# Definition:Epimorphism (Abstract Algebra)

## Definition

A homomorphism which is a surjection is described as epic, or called an epimorphism.

### Semigroup Epimorphism

Let $\struct {S, \circ}$ and $\struct {T, *}$ be semigroups.

Let $\phi: S \to T$ be a (semigroup) homomorphism.

Then $\phi$ is a semigroup epimorphism if and only if $\phi$ is a surjection.

### Group Epimorphism

Let $\struct {G, \circ}$ and $\struct {H, *}$ be groups.

Let $\phi: G \to H$ be a (group) homomorphism.

Then $\phi$ is a group epimorphism if and only if $\phi$ is a surjection.

### Ring Epimorphism

Let $\struct {R, +, \circ}$ and $\struct {S, \oplus, *}$ be rings.

Let $\phi: R \to S$ be a (ring) homomorphism.

Then $\phi$ is a ring epimorphism if and only if $\phi$ is a surjection.

### Field Epimorphism

Let $\struct {F, +, \circ}$ and $\struct {K, \oplus, *}$ be fields.

Let $\phi: R \to S$ be a (field) homomorphism.

Then $\phi$ is a field epimorphism if and only if $\phi$ is a surjection.

### $R$-Algebraic Structure Epimorphism

Let $\struct {S, \ast_1, \ast_2, \ldots, \ast_n, \circ}_R$ and $\struct {T, \odot_1, \odot_2, \ldots, \odot_n, \otimes}_R$ be $R$-algebraic structures.

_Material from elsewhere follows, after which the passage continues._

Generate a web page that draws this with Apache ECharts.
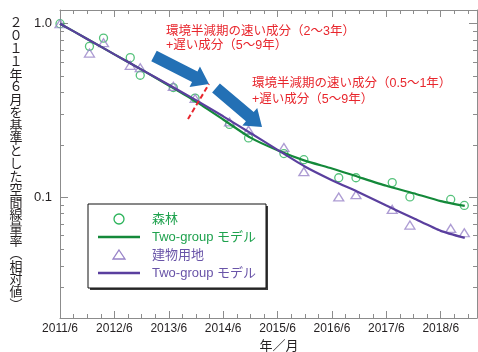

Then $\phi: S \to T$ is an $R$-algebraic structure epimorphism if and only if:

$(1): \quad \phi$ is a surjection
$(2): \quad \forall k: k \in \closedint 1 n: \forall x, y \in S: \map \phi {x \ast_k y} = \map \phi x \odot_k \map \phi y$
$(3): \quad \forall x \in S: \forall \lambda \in R: \map \phi {\lambda \circ x} = \lambda \otimes \map \phi x$

This definition also applies to modules, and also to vector spaces.

## Linguistic Note

The word epimorphism comes from the Greek morphe (μορφή) meaning form or structure, with the prefix epi- meaning onto.

Thus epimorphism means onto (similar) structure.